4-month young and 22-month old WT and Ghsr^−/− mice were used. (A) GHS-R expression levels in WAT (epididymal and inguinal fat) were evaluated using real-time RT-PCR (top) and semi-quantitative RT-PCR (bottom). (B) White adipose tissue (epididymal and inguinal fat) weight. n = 8, *, p < 0.05, **, p < 0.01 to compare WT vs. Ghsr^−/− mice. #, p < 0.05 to compare young vs old WT. (C) Epididymal adipocyte morphology (Representative H&E sections). (D) The distribution of adipocyte cell size. Insert: average size of the adipocytes of WT and Ghsr^−/− mice. n = 7, ***, p < 0.001, WT vs. Ghsr^−/− mice. (E) Cell numbers of whole-piece epididymal fat from WT and Ghsr^−/− mice were determined by lipid content. n = 4.

Figure 5. GHS-R is expressed in BAT of old mice and GHS-R ablation prevents against age-associated decline of thermogenic function

4-month young and 22-month old WT and Ghsr^−/− mice were used. (A) GHS-R expression levels in BAT of young and old WT were evaluated using real time RT-PCR (top) semi-quantitative RT-PCR (bottom). (B) Brown adipose tissue weight, of young and old WT and Ghsr^−/−mice. n = 8, #, p < 0.01 between young vs. old WT mice; &, p < 0.01 between young vs. old Ghsr^−/− mice. (C) UCP1 mRNA levels in BAT of young and old WT and Ghsr^−/− mice. n = 9. (D) UCP1 protein levels in BAT of 22-month old WT and Ghsr^−/− mice. Top panel is the representative Western blots and bottom panel is the quantization of the Westerns. (E) Mitochondrial density was evaluated by the ratio of mitochondrial DNA(pg)/total nuclear DNA(mg) in BAT of 22-month old WT and Ghsr^−/− mice. n = 6. (F) Rectal temperature of 18- to 20-month old WT and Ghsr^−/− mice: mice were fasted overnight in normal housing facility, then moved to 4°C cold room for 4 hours. The temperature was sampled every hour, and after 2 hour recovery in room temperature. n = 12. *, p < 0.05., WT vs. Ghsr^−/− mice.

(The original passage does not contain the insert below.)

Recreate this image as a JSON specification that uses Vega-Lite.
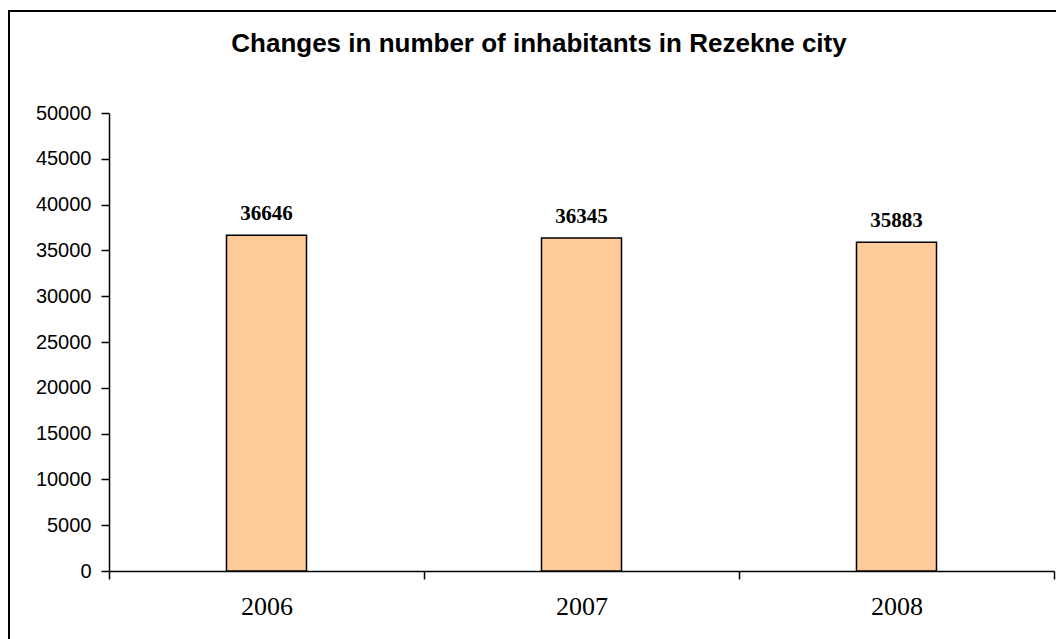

Figure 6. Ghrelin regulates brown adipocyte differentiation and UCP1 expression in HIB1B cells through GHS-R

(A) GHS-R expression in HIB1B cells during differentiation was detected with semi-quantitative RT-PCR. (B) Real-time RT-PCR analyses of PPARγ, C/EBPα, UCP1 and PGC-1α expression in differentiated HIB1B cells treated with saline or ghrelin *, p < 0.05, **, p < 0.01, Treatments vs. Controls. (C) Real-time RT-PCR analysis of PPARγ, C/EBPα, UCP1 and PGC-1α mRNA levels in differentiated HIB1B cells treated with saline, 1 nM ghrelin, 1 μM [D-Lys³]-GHRP-6 or combination of ghrelin and [D-Lys³]-GHRP-6. *, p < 0.05, **, p < 0.01, Treatments vs. Controls. #, p < 0.01, Ghrelin and [D-Lys³]-GHRP-6 combination treatment vs. Ghrelin treatment. n = 9, and each assay was measured in triplicate.

Figure 7. The schematic diagram of the role of GHS-R ablation in fat metabolism during aging

Data summary and interpretation: Aging is associated with increased adiposity and impaired thermogenesis, which results in energy imbalance and subsequently leads to obesity and insulin resistance (left panel). GHS-R ablation reduces adiposity in white adipose tissues and increases thermogenesis in brown adipose tissues. This allows the animals to maintain an energy balanced state, subsequently leading to reduced obesity and improved insulin sensitivity (right panel).